Although acres of newsprint cover the race for the Republican nomination, strangely little explains the actual process. Yet in all contested leadership bids, the rules are what count. A useful piece by W. James Antle III of the Washington Examiner sheds light. Both the Republican establishment and the conservative movement do not want Donald Trump, though the wider grass roots do. When the Convention happens, the grass roots are in a weaker position, because the delegates tend to owe their positions to those above them. Under the rules, those mandated to vote for Trump because he won in their state are forced to do so only in the first round. If Trump does not achieve 50 per cent plus one in the first ballot (he is by no means there yet), it becomes a contested convention, with a second ballot. For that ballot, delegates can switch, and, if necessary, a completely new candidate could be drafted in. In that case, says Trump, his supporters would ‘riot’; but it could still happen.

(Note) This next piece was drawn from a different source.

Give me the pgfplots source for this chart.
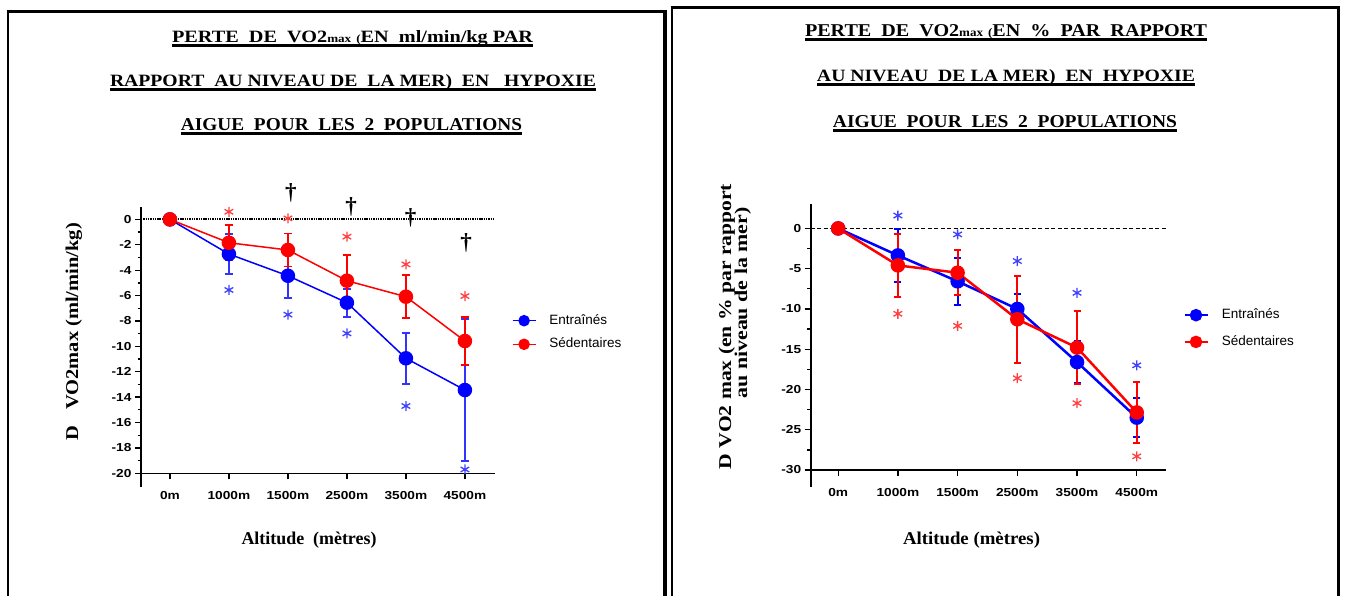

When is one supposed to eat hot cross buns? They are for Good Friday not Easter, but Good Friday is a fast day. I find it very difficult to observe the fast in any case because Friday is the day I write my Daily Telegraph column and for that you need the energy that comes from eating. As I absolutely love hot cross buns — indeed, they are the only bun I ever eat — I am in a quandary. I suppose Holy Saturday is the one day of the year when I am allowed them.